Print all of the lines exactly. Any picture among them stays out.
Start DATA EXTRACT
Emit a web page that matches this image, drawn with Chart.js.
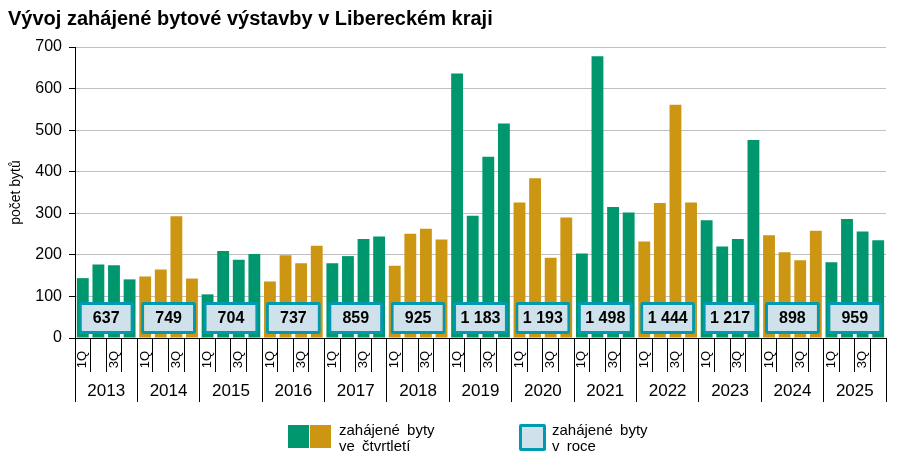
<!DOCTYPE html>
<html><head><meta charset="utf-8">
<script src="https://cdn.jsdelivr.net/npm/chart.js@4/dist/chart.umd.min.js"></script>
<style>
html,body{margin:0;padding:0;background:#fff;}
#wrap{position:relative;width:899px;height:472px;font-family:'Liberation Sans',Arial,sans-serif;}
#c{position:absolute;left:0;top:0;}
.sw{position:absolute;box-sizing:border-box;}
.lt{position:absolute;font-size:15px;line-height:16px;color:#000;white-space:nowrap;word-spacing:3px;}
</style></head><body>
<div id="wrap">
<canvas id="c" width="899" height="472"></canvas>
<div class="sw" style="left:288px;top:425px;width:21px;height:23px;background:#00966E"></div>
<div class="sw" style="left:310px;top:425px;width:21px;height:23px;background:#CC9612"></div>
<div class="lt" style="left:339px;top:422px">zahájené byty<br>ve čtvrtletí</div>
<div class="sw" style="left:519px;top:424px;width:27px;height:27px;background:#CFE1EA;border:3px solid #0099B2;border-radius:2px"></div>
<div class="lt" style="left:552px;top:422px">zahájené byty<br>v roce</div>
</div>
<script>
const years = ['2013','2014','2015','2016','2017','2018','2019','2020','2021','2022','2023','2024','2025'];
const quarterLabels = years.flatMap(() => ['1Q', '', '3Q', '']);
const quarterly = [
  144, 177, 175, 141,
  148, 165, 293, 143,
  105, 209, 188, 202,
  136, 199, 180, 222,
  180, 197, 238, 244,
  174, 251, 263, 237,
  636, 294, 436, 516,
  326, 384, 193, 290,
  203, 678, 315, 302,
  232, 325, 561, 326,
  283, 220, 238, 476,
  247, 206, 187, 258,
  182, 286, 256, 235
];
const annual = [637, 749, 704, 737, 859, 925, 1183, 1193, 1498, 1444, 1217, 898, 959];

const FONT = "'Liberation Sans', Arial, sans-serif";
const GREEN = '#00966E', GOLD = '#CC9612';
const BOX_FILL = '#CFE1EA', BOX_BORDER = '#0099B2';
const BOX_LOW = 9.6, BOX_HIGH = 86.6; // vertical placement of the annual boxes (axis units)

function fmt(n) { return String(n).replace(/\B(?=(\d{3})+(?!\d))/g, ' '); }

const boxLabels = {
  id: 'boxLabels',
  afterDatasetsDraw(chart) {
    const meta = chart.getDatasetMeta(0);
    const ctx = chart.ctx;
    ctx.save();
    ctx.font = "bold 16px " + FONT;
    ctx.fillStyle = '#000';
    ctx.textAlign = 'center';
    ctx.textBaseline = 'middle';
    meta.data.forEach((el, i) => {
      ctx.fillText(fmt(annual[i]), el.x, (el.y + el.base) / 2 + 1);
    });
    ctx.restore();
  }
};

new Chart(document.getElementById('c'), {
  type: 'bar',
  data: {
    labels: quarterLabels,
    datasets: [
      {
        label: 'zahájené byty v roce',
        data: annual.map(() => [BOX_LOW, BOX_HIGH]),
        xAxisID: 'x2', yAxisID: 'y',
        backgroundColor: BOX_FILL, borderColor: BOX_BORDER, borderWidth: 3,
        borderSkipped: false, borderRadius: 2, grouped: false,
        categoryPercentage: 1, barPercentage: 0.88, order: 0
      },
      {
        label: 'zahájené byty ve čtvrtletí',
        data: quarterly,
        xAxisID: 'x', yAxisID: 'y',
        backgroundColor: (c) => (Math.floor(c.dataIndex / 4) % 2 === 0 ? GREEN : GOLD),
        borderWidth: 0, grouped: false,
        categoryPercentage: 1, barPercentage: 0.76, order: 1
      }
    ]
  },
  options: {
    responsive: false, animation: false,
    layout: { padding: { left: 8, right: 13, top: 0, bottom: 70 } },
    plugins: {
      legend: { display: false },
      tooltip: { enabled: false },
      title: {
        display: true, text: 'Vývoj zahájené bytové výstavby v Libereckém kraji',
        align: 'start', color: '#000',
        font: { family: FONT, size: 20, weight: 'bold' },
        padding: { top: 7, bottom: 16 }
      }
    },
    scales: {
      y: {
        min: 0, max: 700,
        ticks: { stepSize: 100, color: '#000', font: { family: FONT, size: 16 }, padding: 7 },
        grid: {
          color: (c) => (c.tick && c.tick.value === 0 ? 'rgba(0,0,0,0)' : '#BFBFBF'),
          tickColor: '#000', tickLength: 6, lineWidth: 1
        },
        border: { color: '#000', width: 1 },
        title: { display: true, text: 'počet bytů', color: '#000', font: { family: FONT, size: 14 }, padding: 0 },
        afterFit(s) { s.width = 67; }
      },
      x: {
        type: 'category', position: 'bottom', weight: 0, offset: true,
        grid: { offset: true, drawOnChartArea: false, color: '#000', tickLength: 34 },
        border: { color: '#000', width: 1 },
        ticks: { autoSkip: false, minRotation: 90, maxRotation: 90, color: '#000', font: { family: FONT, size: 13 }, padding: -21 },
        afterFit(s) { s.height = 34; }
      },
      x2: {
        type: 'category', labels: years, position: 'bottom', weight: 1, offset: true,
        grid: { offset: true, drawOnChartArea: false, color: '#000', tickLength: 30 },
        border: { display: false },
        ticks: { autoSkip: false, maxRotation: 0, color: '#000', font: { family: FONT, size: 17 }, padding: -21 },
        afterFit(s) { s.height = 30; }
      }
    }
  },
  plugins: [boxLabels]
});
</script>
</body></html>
End DATA EXTRACT
▶ _RESPONSE TO THE EXERCISE_:
Emit a web page that matches this image, drawn with Chart.js.
<!DOCTYPE html>
<html><head><meta charset="utf-8">
<script src="https://cdn.jsdelivr.net/npm/chart.js@4/dist/chart.umd.min.js"></script>
<style>
html,body{margin:0;padding:0;background:#fff;}
#wrap{position:relative;width:899px;height:472px;font-family:'Liberation Sans',Arial,sans-serif;}
#c{position:absolute;left:0;top:0;}
.sw{position:absolute;box-sizing:border-box;}
.lt{position:absolute;font-size:15px;line-height:16px;color:#000;white-space:nowrap;word-spacing:3px;}
</style></head><body>
<div id="wrap">
<canvas id="c" width="899" height="472"></canvas>
<div class="sw" style="left:288px;top:425px;width:21px;height:23px;background:#00966E"></div>
<div class="sw" style="left:310px;top:425px;width:21px;height:23px;background:#CC9612"></div>
<div class="lt" style="left:339px;top:422px">zahájené byty<br>ve čtvrtletí</div>
<div class="sw" style="left:519px;top:424px;width:27px;height:27px;background:#CFE1EA;border:3px solid #0099B2;border-radius:2px"></div>
<div class="lt" style="left:552px;top:422px">zahájené byty<br>v roce</div>
</div>
<script>
const years = ['2013','2014','2015','2016','2017','2018','2019','2020','2021','2022','2023','2024','2025'];
const quarterLabels = years.flatMap(() => ['1Q', '', '3Q', '']);
const quarterly = [
  144, 177, 175, 141,
  148, 165, 293, 143,
  105, 209, 188, 202,
  136, 199, 180, 222,
  180, 197, 238, 244,
  174, 251, 263, 237,
  636, 294, 436, 516,
  326, 384, 193, 290,
  203, 678, 315, 302,
  232, 325, 561, 326,
  283, 220, 238, 476,
  247, 206, 187, 258,
  182, 286, 256, 235
];
const annual = [637, 749, 704, 737, 859, 925, 1183, 1193, 1498, 1444, 1217, 898, 959];

const FONT = "'Liberation Sans', Arial, sans-serif";
const GREEN = '#00966E', GOLD = '#CC9612';
const BOX_FILL = '#CFE1EA', BOX_BORDER = '#0099B2';
const BOX_LOW = 9.6, BOX_HIGH = 86.6; // vertical placement of the annual boxes (axis units)

function fmt(n) { return String(n).replace(/\B(?=(\d{3})+(?!\d))/g, ' '); }

const boxLabels = {
  id: 'boxLabels',
  afterDatasetsDraw(chart) {
    const meta = chart.getDatasetMeta(0);
    const ctx = chart.ctx;
    ctx.save();
    ctx.font = "bold 16px " + FONT;
    ctx.fillStyle = '#000';
    ctx.textAlign = 'center';
    ctx.textBaseline = 'middle';
    meta.data.forEach((el, i) => {
      ctx.fillText(fmt(annual[i]), el.x, (el.y + el.base) / 2 + 1);
    });
    ctx.restore();
  }
};

new Chart(document.getElementById('c'), {
  type: 'bar',
  data: {
    labels: quarterLabels,
    datasets: [
      {
        label: 'zahájené byty v roce',
        data: annual.map(() => [BOX_LOW, BOX_HIGH]),
        xAxisID: 'x2', yAxisID: 'y',
        backgroundColor: BOX_FILL, borderColor: BOX_BORDER, borderWidth: 3,
        borderSkipped: false, borderRadius: 2, grouped: false,
        categoryPercentage: 1, barPercentage: 0.88, order: 0
      },
      {
        label: 'zahájené byty ve čtvrtletí',
        data: quarterly,
        xAxisID: 'x', yAxisID: 'y',
        backgroundColor: (c) => (Math.floor(c.dataIndex / 4) % 2 === 0 ? GREEN : GOLD),
        borderWidth: 0, grouped: false,
        categoryPercentage: 1, barPercentage: 0.76, order: 1
      }
    ]
  },
  options: {
    responsive: false, animation: false,
    layout: { padding: { left: 8, right: 13, top: 0, bottom: 70 } },
    plugins: {
      legend: { display: false },
      tooltip: { enabled: false },
      title: {
        display: true, text: 'Vývoj zahájené bytové výstavby v Libereckém kraji',
        align: 'start', color: '#000',
        font: { family: FONT, size: 20, weight: 'bold' },
        padding: { top: 7, bottom: 16 }
      }
    },
    scales: {
      y: {
        min: 0, max: 700,
        ticks: { stepSize: 100, color: '#000', font: { family: FONT, size: 16 }, padding: 7 },
        grid: {
          color: (c) => (c.tick && c.tick.value === 0 ? 'rgba(0,0,0,0)' : '#BFBFBF'),
          tickColor: '#000', tickLength: 6, lineWidth: 1
        },
        border: { color: '#000', width: 1 },
        title: { display: true, text: 'počet bytů', color: '#000', font: { family: FONT, size: 14 }, padding: 0 },
        afterFit(s) { s.width = 67; }
      },
      x: {
        type: 'category', position: 'bottom', weight: 0, offset: true,
        grid: { offset: true, drawOnChartArea: false, color: '#000', tickLength: 34 },
        border: { color: '#000', width: 1 },
        ticks: { autoSkip: false, minRotation: 90, maxRotation: 90, color: '#000', font: { family: FONT, size: 13 }, padding: -21 },
        afterFit(s) { s.height = 34; }
      },
      x2: {
        type: 'category', labels: years, position: 'bottom', weight: 1, offset: true,
        grid: { offset: true, drawOnChartArea: false, color: '#000', tickLength: 30 },
        border: { display: false },
        ticks: { autoSkip: false, maxRotation: 0, color: '#000', font: { family: FONT, size: 17 }, padding: -21 },
        afterFit(s) { s.height = 30; }
      }
    }
  },
  plugins: [boxLabels]
});
</script>
</body></html>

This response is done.